▸ **WHAT YOU NEED TO DO**: Begin with the first line of the material and write out each line exactly, ending with the line that contains "renderers.append(r)". Pictures are not part of the copy.

▸ **AVAILABLE DATA**:
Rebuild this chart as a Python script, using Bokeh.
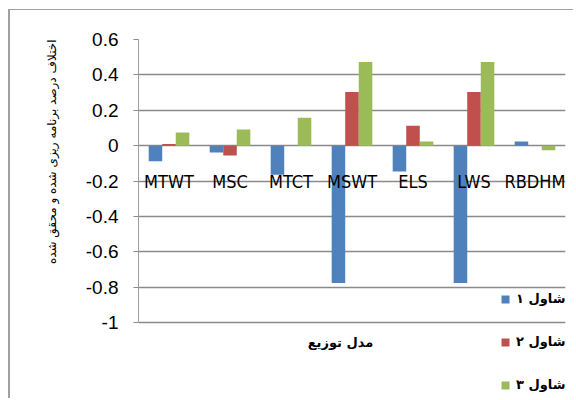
from bokeh.plotting import figure
from bokeh.models import (ColumnDataSource, FactorRange, Range1d, FixedTicker,
                          CustomJSTickFormatter, Legend, LegendItem, Label, Title)
from bokeh.transform import dodge
from bokeh.core.properties import value
from bokeh.embed import file_html
from bokeh.resources import INLINE

categories = ["MTWT", "MSC", "MTCT", "MSWT", "ELS", "LWS", "RBDHM"]
series1 = [-0.088, -0.038, -0.165, -0.776, -0.146, -0.776, 0.023]
series2 = [0.01, -0.055, 0.0, 0.304, 0.113, 0.304, 0.0]
series3 = [0.075, 0.092, 0.158, 0.473, 0.023, 0.473, -0.026]
legend_labels = ["شاول ۱", "شاول ۲", "شاول ۳"]
y_ticks = [-1, -0.8, -0.6, -0.4, -0.2, 0, 0.2, 0.4, 0.6]
y_title = "اختلاف درصد برنامه ریزی شده و محقق شده"
x_title = "مدل توزیع"

colors = ["#4F81BD", "#C0504D", "#9BBB59"]

src = ColumnDataSource(dict(cat=categories, s1=series1, s2=series2, s3=series3))

# frame extends below -1 so legend and x title (which overlap it) are not clipped
y_low = -1 - 77.0 / 177.2
p = figure(width=565, height=389, x_range=FactorRange(*categories),
           y_range=Range1d(y_low, 0.6), output_backend="svg", toolbar_location=None,
           min_border_left=128, min_border_right=10, min_border_top=29,
           min_border_bottom=0)
p.styles = {"margin-left": "8px", "margin-top": "9px",
            "border-left": "2px solid #a0a0a0", "border-top": "1px solid #a0a0a0"}
p.outline_line_color = None
p.background_fill_color = "white"
p.border_fill_color = "white"

offsets = [-0.222, 0.0, 0.222]
renderers = []
for col, off, c in zip(["s1", "s2", "s3"], offsets, colors):
    r = p.vbar(x=dodge("cat", off, range=p.x_range), top=col, bottom=0,
               width=0.222, source=src, fill_color=c, line_color=None)
    renderers.append(r)

# category labels drawn over the bars, just below the zero line
p.text(x="cat", y=-0.2, text="cat", source=src, text_align="center",
       text_baseline="middle", text_font=value("DejaVu Sans Condensed"),
       text_font_size="18px", text_color="black")

# grid
p.xgrid.grid_line_color = None
p.ygrid.ticker = FixedTicker(ticks=y_ticks)
p.ygrid.grid_line_color = "#8a8a8a"
p.ygrid.grid_line_width = 1.5

p.xaxis.visible = False

# y axis
ya = p.yaxis[0]
ya.ticker = FixedTicker(ticks=y_ticks)
ya.bounds = (-1, 0.6)
ya.formatter = CustomJSTickFormatter(code="return Number(tick.toFixed(1)).toString();")
ya.axis_line_color = "#a0a0a0"
ya.major_tick_line_color = "#8a8a8a"
ya.major_tick_out = 5
ya.major_tick_in = 0
ya.minor_tick_line_color = None
ya.major_label_standoff = 15
ya.major_label_text_font = "Liberation Sans"
ya.major_label_text_font_size = "19px"
ya.major_label_text_color = "black"

# titles
p.add_layout(Title(text=y_title, align="right", offset=0, standoff=47,
                   text_font="DejaVu Sans", text_font_size="12px",
                   text_font_style="normal", text_color="black"), "left")
p.add_layout(Label(x=202, y=57, x_units="screen", y_units="screen", text=x_title,
                   text_align="center", text_baseline="middle",
                   text_font="DejaVu Sans", text_font_size="13px",
                   text_color="black", text_font_style="bold"))

legend = Legend(items=[LegendItem(label=l, renderers=[r]) for l, r in zip(legend_labels, renderers)],
                location=(362, 7), orientation="vertical",
                background_fill_alpha=0, border_line_color=None,
                glyph_width=10, glyph_height=10, label_height=14, spacing=28,
                padding=0, margin=0, label_standoff=6,
                label_text_font="DejaVu Sans", label_text_font_size="13px",
                label_text_font_style="bold", label_text_color="black")
p.add_layout(legend, "center")

open("out.html", "w").write(file_html(p, INLINE))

▸ **EXERCISE OUTPUT**:
Rebuild this chart as a Python script, using Bokeh.
from bokeh.plotting import figure
from bokeh.models import (ColumnDataSource, FactorRange, Range1d, FixedTicker,
                          CustomJSTickFormatter, Legend, LegendItem, Label, Title)
from bokeh.transform import dodge
from bokeh.core.properties import value
from bokeh.embed import file_html
from bokeh.resources import INLINE

categories = ["MTWT", "MSC", "MTCT", "MSWT", "ELS", "LWS", "RBDHM"]
series1 = [-0.088, -0.038, -0.165, -0.776, -0.146, -0.776, 0.023]
series2 = [0.01, -0.055, 0.0, 0.304, 0.113, 0.304, 0.0]
series3 = [0.075, 0.092, 0.158, 0.473, 0.023, 0.473, -0.026]
legend_labels = ["شاول ۱", "شاول ۲", "شاول ۳"]
y_ticks = [-1, -0.8, -0.6, -0.4, -0.2, 0, 0.2, 0.4, 0.6]
y_title = "اختلاف درصد برنامه ریزی شده و محقق شده"
x_title = "مدل توزیع"

colors = ["#4F81BD", "#C0504D", "#9BBB59"]

src = ColumnDataSource(dict(cat=categories, s1=series1, s2=series2, s3=series3))

# frame extends below -1 so legend and x title (which overlap it) are not clipped
y_low = -1 - 77.0 / 177.2
p = figure(width=565, height=389, x_range=FactorRange(*categories),
           y_range=Range1d(y_low, 0.6), output_backend="svg", toolbar_location=None,
           min_border_left=128, min_border_right=10, min_border_top=29,
           min_border_bottom=0)
p.styles = {"margin-left": "8px", "margin-top": "9px",
            "border-left": "2px solid #a0a0a0", "border-top": "1px solid #a0a0a0"}
p.outline_line_color = None
p.background_fill_color = "white"
p.border_fill_color = "white"

offsets = [-0.222, 0.0, 0.222]
renderers = []
for col, off, c in zip(["s1", "s2", "s3"], offsets, colors):
    r = p.vbar(x=dodge("cat", off, range=p.x_range), top=col, bottom=0,
               width=0.222, source=src, fill_color=c, line_color=None)
    renderers.append(r)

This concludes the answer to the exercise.